Never did that knack work better than during the 2011 season, his first with the Broncos.
Unfazed by the prospect of building a system around a player, rather than making the player adjust to the system, Fox and offensive coordinator Mike McCoy set aside their egos and, many might say, set back offense by about 50 years by bringing the read option back to the NFL to give Tebow an offense he could function in.
Then, when Manning came to Denver, Fox and McCoy listened to their quarterback while reconfiguring the offense again.
The entire time, Fox's specialty, defense, has been rock solid. The Broncos are ranked third in yards allowed this season. Last year, defense helped the Broncos win five games in which they didn't crack 20 points.
Asked whether his coaching philosophy changed from one year to another, under such drastically different circumstances, Fox didn't divulge much.
"Not really. You're in this to win," he said. "It's only fun if you win. You try to bring that culture, that environment, to the team."

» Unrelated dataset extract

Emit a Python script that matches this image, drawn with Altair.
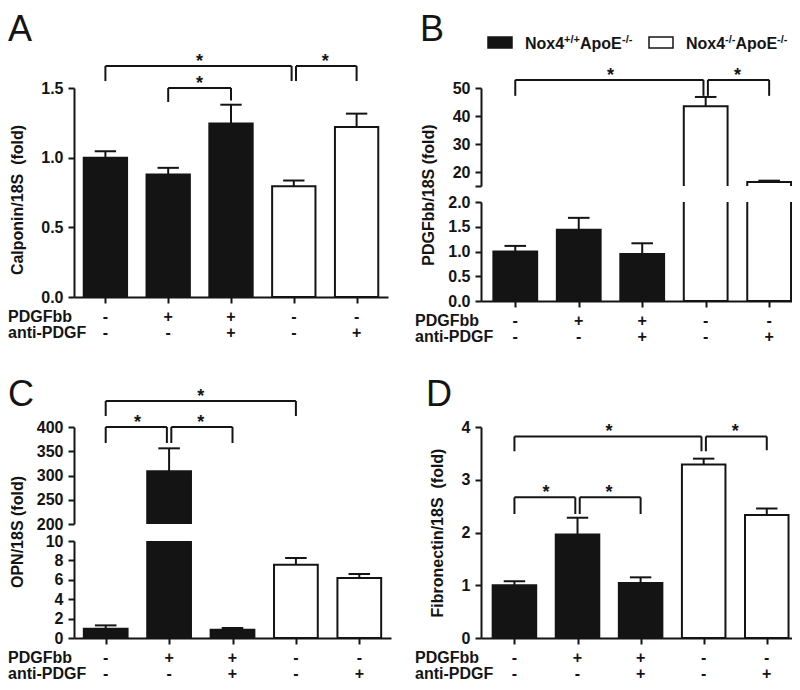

Notes: The Broncos put out an official injury report because they have a game in three days but they did not practice. Fox listed LB Wesley Woodyard (ankle) and WR Matthew Willis (knee) as "out." ... Fox said there was no reason to panic about K Matt Prater, who has missed three of his last five field goal attempts. "He's made a lot of big kicks for us. I've seen it happen to many kickers before. You just go back and work on it," Fox said. ... Due to the compact schedule, the Broncos had Monday off. They'll practice Tuesday and Wednesday and leave for Oakland on Wednesday night.